Using the records below, report how many lines hold "this", with no extra text.

(Entries with chart source code)
□ □ □ □

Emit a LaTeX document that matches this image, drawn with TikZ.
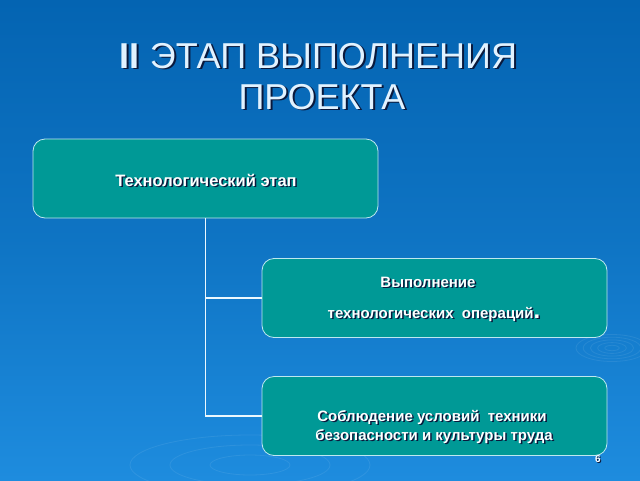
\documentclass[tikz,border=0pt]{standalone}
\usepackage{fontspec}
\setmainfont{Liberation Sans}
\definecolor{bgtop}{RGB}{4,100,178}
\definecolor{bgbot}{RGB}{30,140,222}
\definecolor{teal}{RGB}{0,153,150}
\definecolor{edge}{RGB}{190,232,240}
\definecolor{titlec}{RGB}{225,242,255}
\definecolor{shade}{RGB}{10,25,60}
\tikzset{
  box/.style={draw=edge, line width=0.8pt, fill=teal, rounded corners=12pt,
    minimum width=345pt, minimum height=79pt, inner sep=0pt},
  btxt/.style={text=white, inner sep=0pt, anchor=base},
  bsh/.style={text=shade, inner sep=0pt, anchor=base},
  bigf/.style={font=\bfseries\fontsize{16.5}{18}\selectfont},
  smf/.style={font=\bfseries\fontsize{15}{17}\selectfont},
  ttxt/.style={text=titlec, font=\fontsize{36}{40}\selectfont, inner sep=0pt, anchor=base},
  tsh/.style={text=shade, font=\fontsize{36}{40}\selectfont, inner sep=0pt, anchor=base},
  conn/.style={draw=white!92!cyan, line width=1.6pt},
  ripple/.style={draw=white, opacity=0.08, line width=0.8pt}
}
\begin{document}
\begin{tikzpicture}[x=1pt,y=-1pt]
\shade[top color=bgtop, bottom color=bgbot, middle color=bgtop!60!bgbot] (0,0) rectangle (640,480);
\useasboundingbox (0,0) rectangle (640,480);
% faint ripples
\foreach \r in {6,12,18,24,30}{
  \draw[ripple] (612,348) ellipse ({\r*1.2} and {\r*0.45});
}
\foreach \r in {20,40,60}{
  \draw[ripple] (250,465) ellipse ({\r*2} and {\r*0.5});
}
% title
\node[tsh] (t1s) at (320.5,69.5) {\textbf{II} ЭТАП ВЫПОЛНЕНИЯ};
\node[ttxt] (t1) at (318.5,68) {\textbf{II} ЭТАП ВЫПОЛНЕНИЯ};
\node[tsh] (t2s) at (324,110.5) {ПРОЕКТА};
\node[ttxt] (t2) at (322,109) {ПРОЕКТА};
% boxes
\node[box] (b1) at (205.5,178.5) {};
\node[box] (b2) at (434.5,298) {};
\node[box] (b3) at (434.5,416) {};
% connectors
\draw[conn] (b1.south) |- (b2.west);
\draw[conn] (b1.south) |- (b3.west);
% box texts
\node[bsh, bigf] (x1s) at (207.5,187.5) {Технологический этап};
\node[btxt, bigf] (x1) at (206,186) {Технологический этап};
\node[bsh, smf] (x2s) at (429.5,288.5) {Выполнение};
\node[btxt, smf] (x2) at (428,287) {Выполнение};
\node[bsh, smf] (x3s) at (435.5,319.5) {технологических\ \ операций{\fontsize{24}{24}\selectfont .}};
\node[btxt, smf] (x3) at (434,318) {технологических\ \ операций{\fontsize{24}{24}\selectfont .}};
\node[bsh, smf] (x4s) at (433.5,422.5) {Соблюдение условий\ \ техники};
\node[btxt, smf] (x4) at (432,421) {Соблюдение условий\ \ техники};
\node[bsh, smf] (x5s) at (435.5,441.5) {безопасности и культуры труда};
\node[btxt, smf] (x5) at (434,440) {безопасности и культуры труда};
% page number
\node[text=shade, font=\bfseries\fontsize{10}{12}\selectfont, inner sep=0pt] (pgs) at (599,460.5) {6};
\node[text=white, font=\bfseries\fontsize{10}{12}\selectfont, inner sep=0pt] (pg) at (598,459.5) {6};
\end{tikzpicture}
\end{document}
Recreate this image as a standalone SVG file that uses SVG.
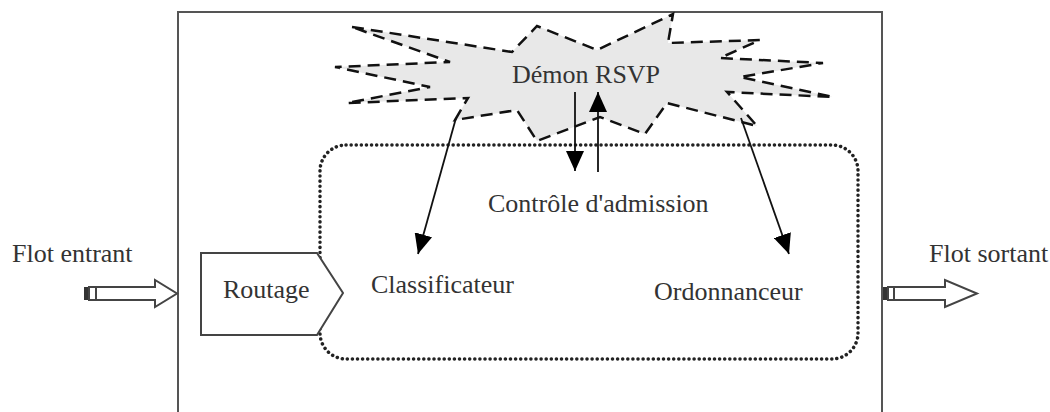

□ □ □ □

*Correct response*: 2